**OBJECTIVE**
Give the number of lines containing the word "this", and nothing else.

**AVAILABLE RECORDS**
•••••
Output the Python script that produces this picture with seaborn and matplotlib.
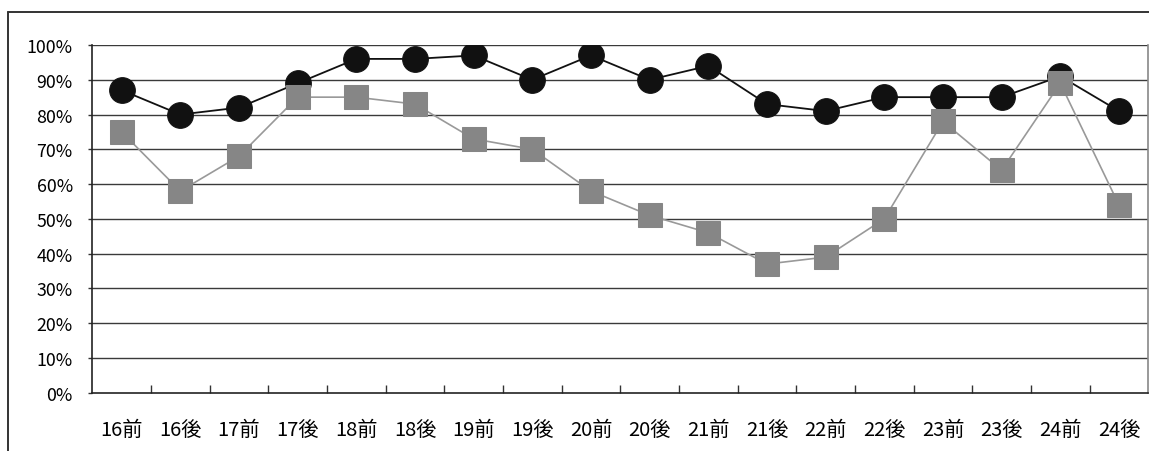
•••••
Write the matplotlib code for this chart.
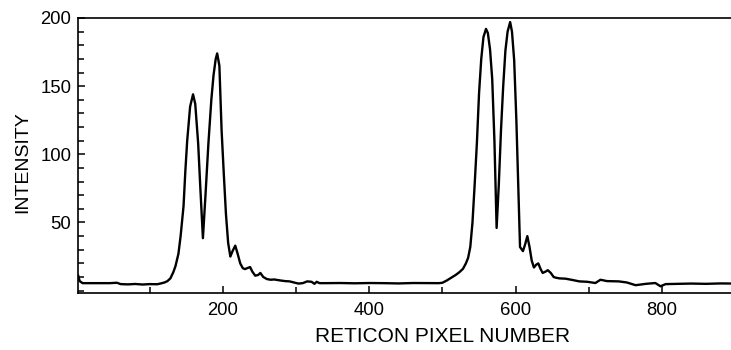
•••••
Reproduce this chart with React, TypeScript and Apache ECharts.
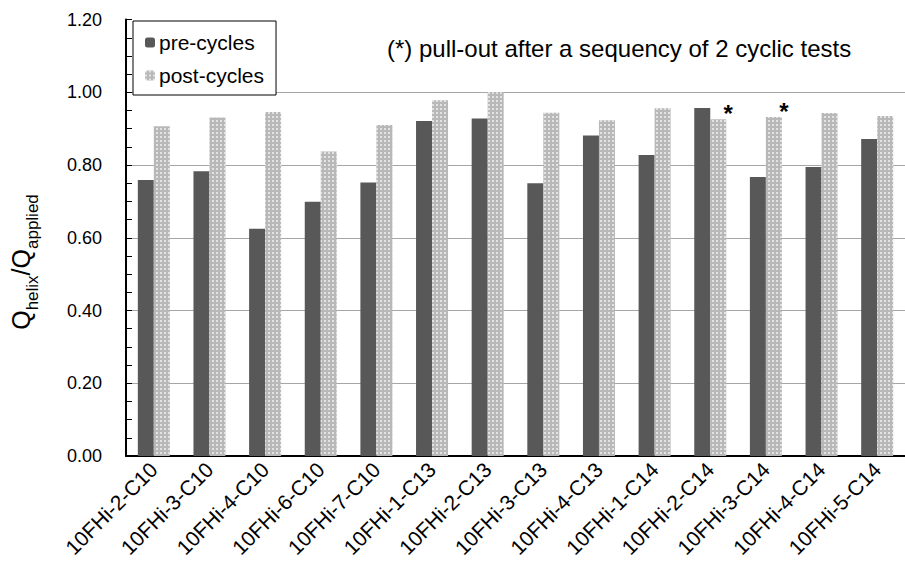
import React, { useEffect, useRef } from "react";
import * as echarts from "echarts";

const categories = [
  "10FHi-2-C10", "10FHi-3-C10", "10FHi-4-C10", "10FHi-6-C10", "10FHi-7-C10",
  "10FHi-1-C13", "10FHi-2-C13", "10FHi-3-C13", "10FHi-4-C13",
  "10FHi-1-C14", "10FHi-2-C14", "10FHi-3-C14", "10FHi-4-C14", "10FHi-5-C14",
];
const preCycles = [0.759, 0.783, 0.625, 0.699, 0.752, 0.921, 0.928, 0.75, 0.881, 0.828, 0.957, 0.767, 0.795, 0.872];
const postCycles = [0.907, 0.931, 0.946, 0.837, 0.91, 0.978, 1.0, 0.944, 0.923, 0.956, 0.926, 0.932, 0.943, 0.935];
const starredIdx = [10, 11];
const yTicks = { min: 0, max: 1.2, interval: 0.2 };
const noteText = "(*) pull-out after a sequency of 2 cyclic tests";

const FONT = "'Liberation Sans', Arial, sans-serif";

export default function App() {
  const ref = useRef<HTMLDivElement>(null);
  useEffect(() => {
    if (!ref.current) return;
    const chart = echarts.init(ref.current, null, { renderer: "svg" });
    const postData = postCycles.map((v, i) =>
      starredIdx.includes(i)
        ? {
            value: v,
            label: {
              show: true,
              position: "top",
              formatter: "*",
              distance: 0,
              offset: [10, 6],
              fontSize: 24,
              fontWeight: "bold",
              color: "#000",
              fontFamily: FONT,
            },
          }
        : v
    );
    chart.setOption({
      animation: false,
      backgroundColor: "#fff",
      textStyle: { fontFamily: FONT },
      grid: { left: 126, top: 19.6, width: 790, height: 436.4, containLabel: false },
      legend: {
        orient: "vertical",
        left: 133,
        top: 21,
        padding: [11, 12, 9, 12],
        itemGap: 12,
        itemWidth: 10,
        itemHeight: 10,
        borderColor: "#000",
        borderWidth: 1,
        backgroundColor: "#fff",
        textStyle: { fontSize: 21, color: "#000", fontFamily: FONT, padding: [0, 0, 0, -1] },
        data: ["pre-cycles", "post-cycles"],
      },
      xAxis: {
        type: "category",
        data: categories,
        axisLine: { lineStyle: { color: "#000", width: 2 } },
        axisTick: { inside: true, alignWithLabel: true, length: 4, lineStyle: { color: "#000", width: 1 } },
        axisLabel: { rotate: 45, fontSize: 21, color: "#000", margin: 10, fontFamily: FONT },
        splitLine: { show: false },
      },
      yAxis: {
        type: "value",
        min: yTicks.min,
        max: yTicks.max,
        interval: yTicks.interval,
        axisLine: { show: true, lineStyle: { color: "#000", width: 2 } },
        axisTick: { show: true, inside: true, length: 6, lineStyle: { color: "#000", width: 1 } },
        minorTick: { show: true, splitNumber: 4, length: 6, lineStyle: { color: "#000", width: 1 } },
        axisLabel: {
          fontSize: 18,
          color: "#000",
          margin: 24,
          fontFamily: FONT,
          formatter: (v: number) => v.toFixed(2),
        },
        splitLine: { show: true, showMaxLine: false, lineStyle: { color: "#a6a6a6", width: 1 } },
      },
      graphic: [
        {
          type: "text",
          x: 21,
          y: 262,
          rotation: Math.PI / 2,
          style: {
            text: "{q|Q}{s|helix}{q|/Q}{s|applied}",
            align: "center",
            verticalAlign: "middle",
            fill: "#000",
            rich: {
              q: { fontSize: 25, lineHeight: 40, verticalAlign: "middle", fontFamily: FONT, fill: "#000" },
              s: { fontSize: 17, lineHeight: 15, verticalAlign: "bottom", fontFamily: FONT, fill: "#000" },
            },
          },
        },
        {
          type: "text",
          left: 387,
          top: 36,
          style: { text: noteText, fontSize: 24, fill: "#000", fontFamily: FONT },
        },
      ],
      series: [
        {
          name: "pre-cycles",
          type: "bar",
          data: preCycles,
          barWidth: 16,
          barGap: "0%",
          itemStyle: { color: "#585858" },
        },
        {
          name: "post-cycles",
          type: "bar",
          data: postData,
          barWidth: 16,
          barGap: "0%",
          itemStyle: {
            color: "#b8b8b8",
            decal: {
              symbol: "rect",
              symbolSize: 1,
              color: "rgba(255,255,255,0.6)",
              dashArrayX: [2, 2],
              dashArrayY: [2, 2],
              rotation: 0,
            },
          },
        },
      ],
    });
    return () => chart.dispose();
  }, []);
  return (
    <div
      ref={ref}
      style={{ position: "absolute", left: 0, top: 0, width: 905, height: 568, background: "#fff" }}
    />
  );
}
•••••
**SOLVED PROBLEM**
3